Roth looks like the quintessential Brooklyn chef. He wears a trimmed beard, a piercing on his earlobe, and a miniature pig that hangs from a thick silver chain around his neck. His Brooklyn grit is as permanent as the black ink that stretches out around his elbows.
Next up, how a Brooklyn couple made it to the Caribbean…
[pagebreak]Before coming to the island, Roth and his wife lived in a neighborhood he described as a “very Puerto Rican area of Brooklyn”. They hosted barbecues in their backyard and grew strawberries and tomatoes out of discarded five-gallon lard containers from the neighborhood Chinese-Puerto Rican restaurant. Every day, he would swing by and pick them up on his way home from work.
His wife, who was working out on their day off, enters the restaurant. She has wild curly hair and an effervescent laugh. She describes how La Estación reflects their old Brooklyn life.
“We had a cement-enclosed backyard and we built a wood deck kind of like what we did out there. It’s funny because our friends come and they’re like ‘it’s like a huge extended version of your apartment in Brooklyn’,” said Garcia.
The blooming grounds surrounding La Estación are home to a tropical sanctuary of herbs and plants. Sprightly parcha and quenepa trees form a canopy of incandescent green, delicate jasmin perfumes the air, red heliconias dangle like vibrant sculptures. Oregano bruja, basil, and ajicito dulce, a native sweet pepper, grow near the earth, each ready to be used on a whim.
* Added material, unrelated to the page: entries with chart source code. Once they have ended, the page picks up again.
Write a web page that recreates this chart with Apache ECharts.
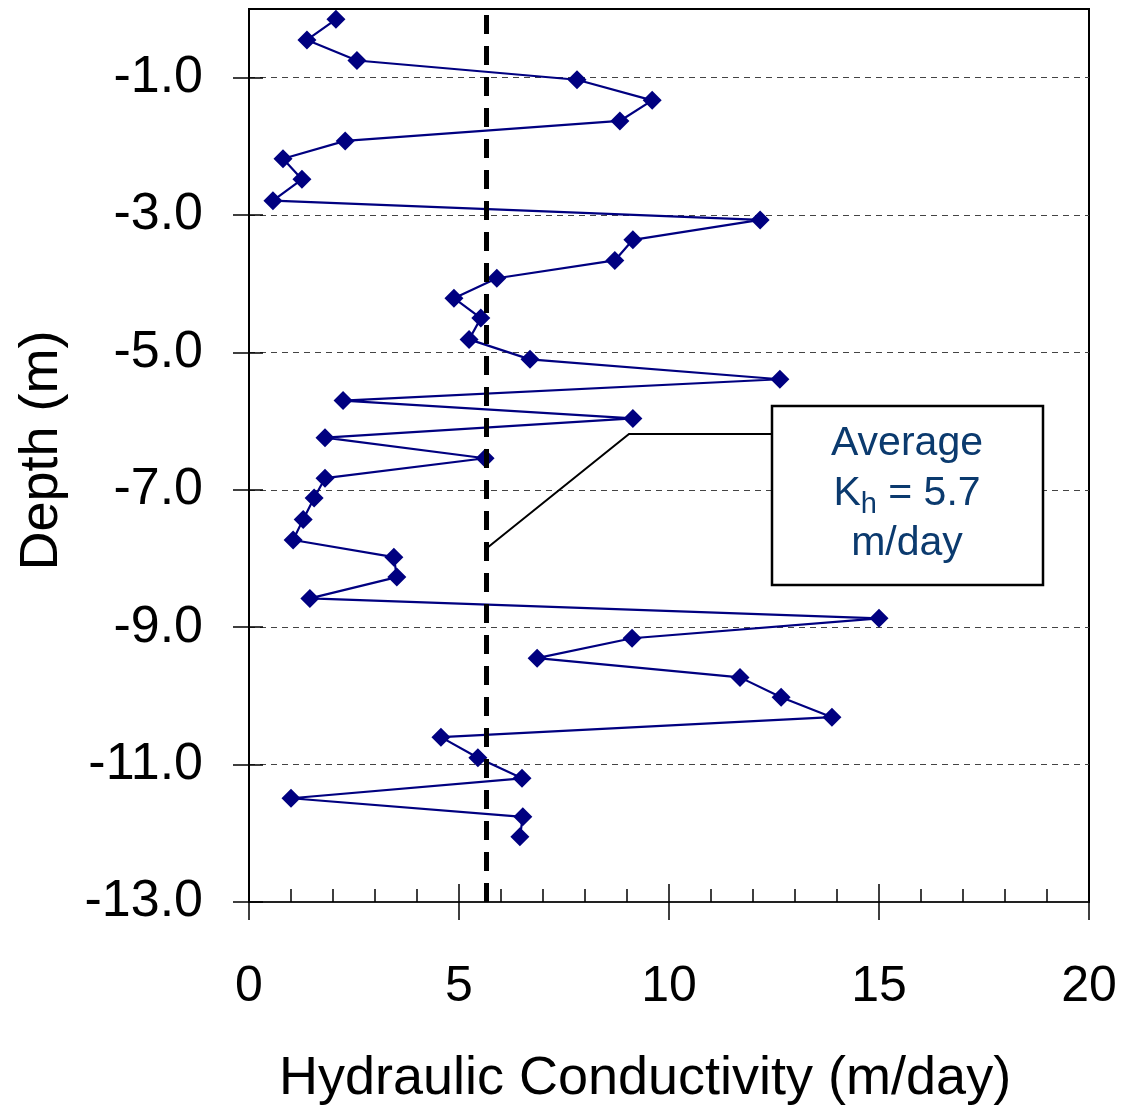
<!DOCTYPE html>
<html>
<head>
<meta charset="utf-8">
<script src="https://cdn.jsdelivr.net/npm/echarts@6/dist/echarts.min.js"></script>
<style>
  html, body { margin: 0; padding: 0; background: #fff; }
  #chart { width: 1124px; height: 1111px; }
</style>
</head>
<body>
<div id="chart"></div>
<script>
// depth (m) and hydraulic conductivity (m/day)
var depths = [-0.15, -0.45, -0.75, -1.03, -1.33, -1.63, -1.92, -2.18, -2.48, -2.79,
  -3.07, -3.36, -3.66, -3.92, -4.21, -4.5, -4.81, -5.1, -5.39, -5.7,
  -5.96, -6.24, -6.54, -6.83, -7.12, -7.43, -7.73, -7.98, -8.27, -8.58,
  -8.87, -9.16, -9.45, -9.73, -10.02, -10.31, -10.6, -10.9, -11.2, -11.49,
  -11.76, -12.05];
var kValues = [2.07, 1.38, 2.57, 7.81, 9.6, 8.83, 2.29, 0.81, 1.26, 0.57,
  12.17, 9.14, 8.71, 5.9, 4.88, 5.52, 5.24, 6.69, 12.64, 2.24,
  9.14, 1.81, 5.62, 1.81, 1.55, 1.29, 1.05, 3.45, 3.52, 1.45,
  15.0, 9.12, 6.86, 11.69, 12.67, 13.88, 4.57, 5.45, 6.5, 1.0,
  6.52, 6.45];
var avgK = 5.65; // position of the dashed average line
var depthTicks = [-13, -11, -9, -7, -5, -3, -1];
var kTicks = [0, 5, 10, 15, 20];

var FONT = 'Liberation Sans';
var GRID = { left: 249, right: 35, top: 9, bottom: 209 };
var gridW = 1124 - GRID.left - GRID.right;
var gridH = 1111 - GRID.top - GRID.bottom;

var chart = echarts.init(document.getElementById('chart'));

var points = [];
for (var i = 0; i < depths.length; i++) {
  points.push([kValues[i], depths[i]]);
}

var tickStyle = { color: '#000', width: 1.5 };

var option = {
  animation: false,
  backgroundColor: '#fff',
  grid: {
    left: GRID.left, right: GRID.right, top: GRID.top, bottom: GRID.bottom,
    show: true, borderColor: '#000', borderWidth: 2, backgroundColor: 'transparent'
  },
  xAxis: [{
    type: 'value',
    position: 'bottom',
    min: kTicks[0], max: kTicks[kTicks.length - 1], interval: 5,
    axisLine: { show: true, onZero: false, lineStyle: { color: '#222', width: 2 } },
    axisTick: { show: true, inside: true, length: 18, lineStyle: tickStyle },
    minorTick: { show: true, splitNumber: 5, length: 13, lineStyle: tickStyle },
    splitLine: { show: false },
    axisLabel: { color: '#000', fontSize: 50, fontFamily: FONT, margin: 60 },
    name: 'Hydraulic Conductivity (m/day)',
    nameLocation: 'middle',
    nameGap: 150,
    nameTextStyle: { color: '#000', fontSize: 54, fontFamily: FONT, padding: [0, 48, 0, 0] }
  }, {
    // second copy of the axis, moved down onto the bottom edge, for the outer half of the major ticks
    type: 'value',
    position: 'top',
    offset: -gridH,
    min: kTicks[0], max: kTicks[kTicks.length - 1], interval: 5,
    axisLine: { show: false, onZero: false },
    axisTick: { show: true, inside: true, length: 18, lineStyle: tickStyle },
    axisLabel: { show: false },
    splitLine: { show: false }
  }],
  yAxis: [{
    type: 'value',
    position: 'left',
    min: -13, max: 0,
    axisLine: { show: true, onZero: false, lineStyle: { color: '#000', width: 2 } },
    axisTick: { show: true, inside: true, length: 14, customValues: depthTicks, lineStyle: tickStyle },
    axisLabel: { customValues: depthTicks, color: '#000', fontSize: 52, fontFamily: FONT, margin: 46,
      padding: [8, 0, 0, 0],
      formatter: function (v) { return v.toFixed(1); } },
    splitLine: { show: true, lineStyle: { color: '#444', width: 1, type: [6, 5] } },
    name: 'Depth (m)',
    nameLocation: 'middle',
    nameGap: 180,
    nameRotate: 90,
    nameTextStyle: { color: '#000', fontSize: 54, fontFamily: FONT, padding: [0, 0, 0, 10] }
  }, {
    type: 'value',
    position: 'right',
    offset: -gridW,
    min: -13, max: 0,
    axisLine: { show: false, onZero: false },
    axisTick: { show: true, inside: true, length: 16, customValues: depthTicks, lineStyle: tickStyle },
    axisLabel: { show: false },
    splitLine: { show: false }
  }],
  series: [{
    type: 'line',
    data: points,
    xAxisIndex: 0,
    yAxisIndex: 0,
    symbol: 'diamond',
    symbolSize: 19,
    lineStyle: { color: '#000080', width: 2.2 },
    itemStyle: { color: '#000080' },
    markLine: {
      silent: true,
      symbol: ['none', 'none'],
      label: { show: false },
      lineStyle: { color: '#000', width: 5, type: [19, 12] },
      data: [{ xAxis: avgK }]
    }
  }],
  graphic: [{
    type: 'polyline',
    z: 50,
    shape: { points: [[772, 434], [629, 434], [487, 548]] },
    style: { stroke: '#000', lineWidth: 2, fill: null }
  }, {
    type: 'rect',
    z: 50,
    shape: { x: 772, y: 406, width: 271, height: 179 },
    style: { fill: '#fff', stroke: '#000', lineWidth: 2.5 }
  }, {
    type: 'text',
    z: 51,
    x: 907, y: 494,
    style: {
      text: '{a|Average}\n{a|K}{s|h}{a| = 5.7}\n{a|m/day}',
      align: 'center',
      verticalAlign: 'middle',
      rich: {
        a: { fontSize: 41, lineHeight: 50, fontFamily: FONT, fill: '#0B3A6E' },
        s: { fontSize: 29, lineHeight: 22, fontFamily: FONT, fill: '#0B3A6E', verticalAlign: 'bottom' }
      }
    }
  }]
};

chart.setOption(option);
</script>
</body>
</html>
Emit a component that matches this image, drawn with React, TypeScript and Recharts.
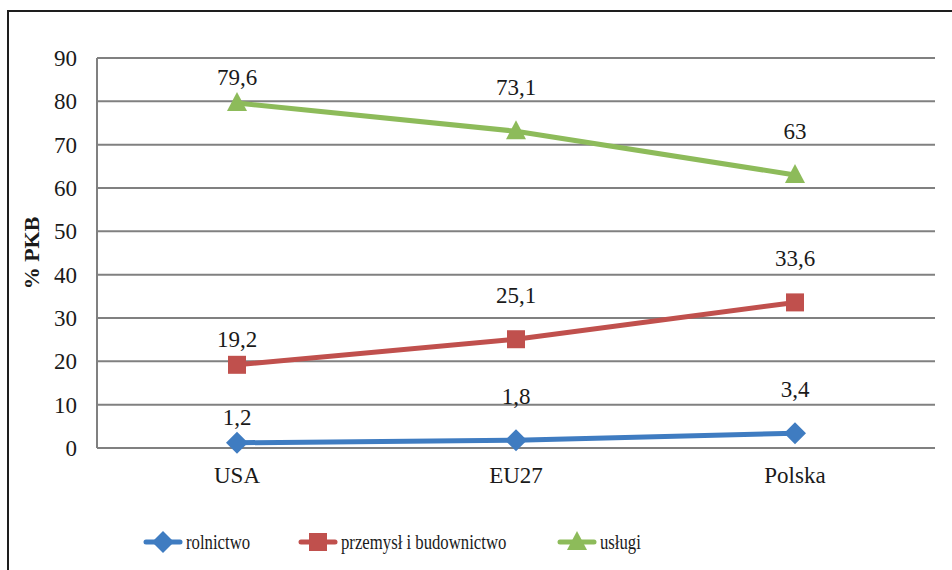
import React from 'react';
import { LineChart, Line, XAxis, YAxis, CartesianGrid, LabelList, Legend, Label } from 'recharts';

const categories = ['USA', 'EU27', 'Polska'];
const rolnictwo = [1.2, 1.8, 3.4];
const przemysl = [19.2, 25.1, 33.6];
const uslugi = [79.6, 73.1, 63];
const yTicks = [0, 10, 20, 30, 40, 50, 60, 70, 80, 90];

const series = [
  { key: 'rolnictwo', name: 'rolnictwo', color: '#3F7CC1', shape: 'diamond' },
  { key: 'przemysl', name: 'przemysł i budownictwo', color: '#C0504D', shape: 'square' },
  { key: 'uslugi', name: 'usługi', color: '#8DBB5A', shape: 'triangle' },
];

const data = categories.map((c, i) => ({
  name: c,
  rolnictwo: rolnictwo[i],
  przemysl: przemysl[i],
  uslugi: uslugi[i],
}));

// distance from point to label baseline, per category column
const labelLift = [18, 36, 36];

const FONT = '"Liberation Serif", "Times New Roman", serif';
const TEXT = '#1a1a1a';

const fmt = (v: number) => String(v).replace('.', ',');

function Marker({ cx, cy, shape, color }: { cx: number; cy: number; shape: string; color: string }) {
  if (cx == null || cy == null) return null;
  if (shape === 'diamond') {
    const r = 11;
    return <polygon points={`${cx},${cy - r} ${cx + r},${cy} ${cx},${cy + r} ${cx - r},${cy}`} fill={color} />;
  }
  if (shape === 'square') {
    const s = 9;
    return <rect x={cx - s} y={cy - s} width={s * 2} height={s * 2} fill={color} />;
  }
  const h = 10;
  return <polygon points={`${cx},${cy - h - 1} ${cx + h},${cy + h - 2} ${cx - h},${cy + h - 2}`} fill={color} />;
}

function ValueLabel(props: any) {
  const { x, y, width, value, index } = props;
  const cx = x + (width || 0) / 2;
  return (
    <text x={cx} y={y - labelLift[index]} textAnchor="middle" fontFamily={FONT} fontSize={23} fill={TEXT}>
      {fmt(value)}
    </text>
  );
}

const legendX = [143, 298, 557];

function LegendContent() {
  return (
    <div style={{ position: 'relative', width: 952, height: 30, fontFamily: FONT }}>
      {series.map((s, i) => (
        <div
          key={s.key}
          style={{ position: 'absolute', left: legendX[i], top: 0, height: 30, display: 'flex', alignItems: 'center' }}
        >
          <svg width={40} height={30}>
            <line x1={3} y1={15} x2={37} y2={15} stroke={s.color} strokeWidth={5} strokeLinecap="round" />
            <Marker cx={20} cy={15} shape={s.shape} color={s.color} />
          </svg>
          <span
            style={{
              fontSize: 22,
              color: TEXT,
              marginLeft: 3,
              display: 'inline-block',
              transform: 'scaleX(0.76)',
              transformOrigin: 'left center',
              whiteSpace: 'nowrap',
            }}
          >
            {s.name}
          </span>
        </div>
      ))}
    </div>
  );
}

export default function App() {
  return (
    <div style={{ position: 'absolute', left: 0, top: 0, width: 952, height: 570, overflow: 'hidden', background: '#fff' }}>
      <div
        style={{
          position: 'absolute',
          left: 7,
          top: 10,
          width: 1000,
          height: 700,
          border: '2px solid #1e1e1e',
          boxSizing: 'border-box',
        }}
      />
      <div style={{ position: 'absolute', left: 0, top: 0 }}>
        <LineChart width={952} height={570} data={data} margin={{ top: 58, right: 17, bottom: 42, left: 37 }}>
          <CartesianGrid horizontal vertical={false} stroke="#808080" strokeWidth={2} />
          <XAxis
            dataKey="name"
            padding={{ left: 140, right: 140 }}
            axisLine={{ stroke: '#808080', strokeWidth: 2 }}
            tickLine={false}
            tickMargin={13}
            height={50}
            tick={{ fontFamily: FONT, fontSize: 23, fill: TEXT }}
          />
          <YAxis
            domain={[0, 90]}
            ticks={yTicks}
            width={60}
            axisLine={{ stroke: '#808080', strokeWidth: 2 }}
            tickLine={false}
            tickMargin={14}
            tick={{ fontFamily: FONT, fontSize: 23, fill: TEXT }}
          >
            <Label
              content={({ viewBox }: any) => {
                const cx = 31;
                const cy = viewBox.y + viewBox.height / 2;
                return (
                  <text
                    x={cx}
                    y={cy}
                    transform={`rotate(-90 ${cx} ${cy})`}
                    textAnchor="middle"
                    dominantBaseline="central"
                    fontFamily={FONT}
                    fontWeight="bold"
                    fontSize={22}
                    fill={TEXT}
                  >
                    % PKB
                  </text>
                );
              }}
            />
          </YAxis>
          <Legend
            verticalAlign="bottom"
            content={<LegendContent />}
            wrapperStyle={{ left: 0, top: 527, bottom: 'auto', width: 952, height: 30 }}
          />
          {series.map((s) => (
            <Line
              key={s.key}
              dataKey={s.key}
              name={s.name}
              stroke={s.color}
              strokeWidth={5}
              isAnimationActive={false}
              dot={(p: any) => <Marker key={`${s.key}-${p.index}`} cx={p.cx} cy={p.cy} shape={s.shape} color={s.color} />}
              activeDot={false}
            >
              <LabelList dataKey={s.key} content={<ValueLabel />} />
            </Line>
          ))}
        </LineChart>
      </div>
    </div>
  );
}
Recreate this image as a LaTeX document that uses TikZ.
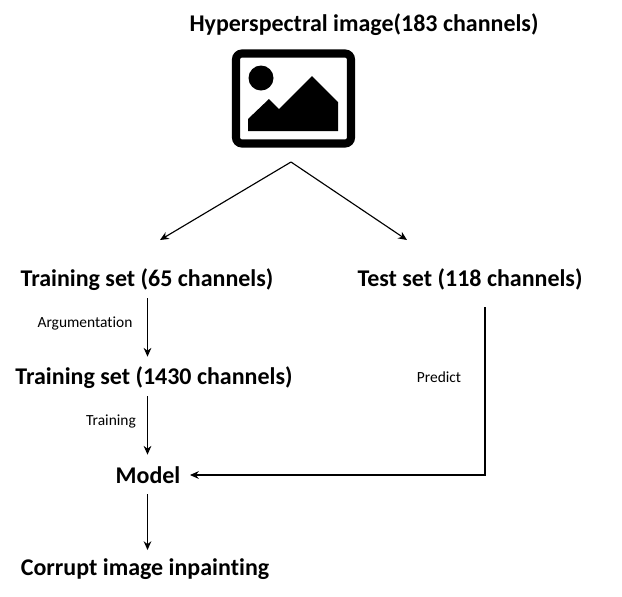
\documentclass[tikz,border=0pt]{standalone}
\usepackage{fontspec}
\setmainfont[Ligatures=NoCommon]{Carlito}
\usetikzlibrary{arrows.meta, positioning, calc}

\begin{document}
\begin{tikzpicture}[
    x=0.02cm, y=-0.02cm,
    % --- STYLES ---
    heading/.style={font=\fontsize{13.65pt}{16pt}\selectfont\bfseries, inner sep=0pt, minimum height=0.56cm},
    step label/.style={font=\fontsize{8.8pt}{10pt}\selectfont, inner sep=0pt},
    arrow/.style={-{Stealth[length=5pt, width=4.4pt]}, line width=0.65pt, color=black},
    frame/.style={draw=black, line width=4.6pt, rounded corners=3.4pt}
]
    \useasboundingbox (0,0) rectangle (622,596);

    % --- NODES ---
    \node[heading] (source) at (364,25) {Hyperspectral image(183 channels)};

    % Icon
    \node[frame, minimum width=2.30cm, minimum height=1.80cm, inner sep=0pt] (icon) at (293.5,98.5) {};
    \fill (261,78) circle (12.5);
    \fill (248,131) -- (248,119) -- (269,99) -- (279,109) -- (312,76) -- (338,102) -- (338,131) -- cycle;

    \coordinate (split) at (291,162);
    \node[heading] (train65) at (147,280) {Training set (65 channels)};
    \node[heading] (test118) at (470,279) {Test set (118 channels)};
    \node[heading] (train1430) at (154,378) {Training set (1430 channels)};
    \node[heading] (model) at (148,475) {Model};
    \node[heading] (inpaint) at (145,569) {Corrupt image inpainting};

    \node[step label] (argument) at (85,324) {Argumentation};
    \node[step label] (training) at (111,421) {Training};
    \node[step label] (predict) at (439,377) {Predict};

    % Free ends of the split
    \coordinate (toTrain) at (160,240);
    \coordinate (toTest) at (407,240);
    \coordinate (testDown) at (485,307);
    \coordinate (modelIn) at (190,475);
    \coordinate (inpaintIn) at (147.5,550);

    % --- FLOW ---
    \draw[arrow] ($(train65.south -| inpaintIn)+(0,4)$) -- ($(train1430.north -| inpaintIn)+(0,-7)$);
    \draw[arrow] ($(train1430.south -| inpaintIn)+(0,4)$) -- ($(model.north -| inpaintIn)+(0,-6)$);
    \draw[arrow] ($(model.south -| inpaintIn)+(0,5)$) -- (inpaintIn);

    \draw[arrow] (split) -- (toTrain);
    \draw[arrow] (split) -- (toTest);
    \draw[arrow] (testDown) |- (modelIn);
\end{tikzpicture}
\end{document}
This green lushness is a stark contrast to the rusty remnants of the gas station left behind. An old Esso sign hangs above the stove, a steering wheel suspended from the ceiling, a New York license plate a reminder of their past life.
Outdoors, concrete tables with straw umbrellas invite those stopping by for a quick pincho and a beer. Adirondack chairs made of recycled cedar and a family table sit beneath strung lights that give the restaurant its warm soft glow when the sun goes down and the music of the singing coqui frogs ride the breeze.
In the air-conditioned refuge indoors, a collection of personal knick-knacks line the shelves; a photo of a young Marc Anthony, an oversized wooden mortar, a pair of black Converse, mural of exotic tropical flowers, the couple’s Schwinn bicycles hang from the ceiling. “We like to collect stuff. We don’t like to throw things away. We put a lot of our personal stuff into the restaurant. It’s resonated with the clientele and they feel it too. They feel that it’s personal. They can feel that there’s a soul behind the restaurant,” Roth explained.
Next up, the philosophy behind the food at La Estación…
[pagebreak]Half of that soulful quality comes from Garcia, who started her food career in Diner, a Brooklyn restaurant she praised as one of the pioneers of the slow food movement. The restaurant was a converted 1920s dining car that served a small ingredient-driven menu of French bistro classics.
“I’m not into that kind of food, what’s it called? The style of food that has all the foams? Molecular gastronomy! Ugh! It’s this but it’s not that. I’m really into very pure food where it is what it’s supposed to be,” she said.
This is exactly what dwells at the heart of La Estación: Serving simple comfort food with an emphasis on local. Roth and Garcia smoke their meats with mango wood and quenepa wood, one of Puerto Rico’s abundant natural resources, and use charcoal instead of gas.
“A lot of the products that make our restaurant the most interesting are the products that aren’t really available on the market. You can’t go and buy them. Like grosellas, cerezas, guanabanas, and quenepas. Those are the things that attract me to it, as a chef,” said Roth.
Roth will top a wahoo ceviche with Puerto Rican piragua, or shaved ice most commonly sold in street carts and drizzled with flavored syrups. He’ll flavor his piragua with these grosellas (local gooseberries) and jalapeño.
Roth and Garcia get a lot of their fruits and herbs from the garden, but they also rely on a small group of local suppliers to source their pigs, vegetables, fish, and charcoal.
“That was one of our biggest challenges in the beginning. Establishing the relationships with fishermen, farmers, and stuff like that [Roth: especially being outsiders] And it’s still one of the reasons why our menu is so small and the core menu depends on what we get. Because one week you can get how many pounds of tuna [Roth: and then the boat leaves] and you don’t get it for a while. Or it’s Semana Santa and none of the fishermen decide to go out to fish. They’re like ‘No, it’s Semana Santa, I’m not going fishing. It’s a holiday,’” explains Garcia.
“But at the same time, it’s ultra rewarding when the guy walks in and the fish is 30 minutes old and you just look at it and you’re like ‘Wow, look at that,’” said Roth.
Roth grills and serves his yellowtail snapper like no one else. He rubs it down with fresh ground chilies, mustard powder, and ginger. He grills it whole and serves it scored on a smooth slab of cedar with juicy pineapple salsa, a side a spicy green papaya salad, and piping hot Puerto Rican arepas.
The menu – which once consisted of cheeseburgers, hot dogs, pinchos, and ribs – has evolved as much as the restaurant itself. “Before this we had a 10×20 kiosko on that side. She was there and we had this door open. We had a grill set up here and a Mom and Pop refrigerator. That’s how it started,” said Roth, as he cut the prickly pear on a red Formica table, their old dining table in Brooklyn.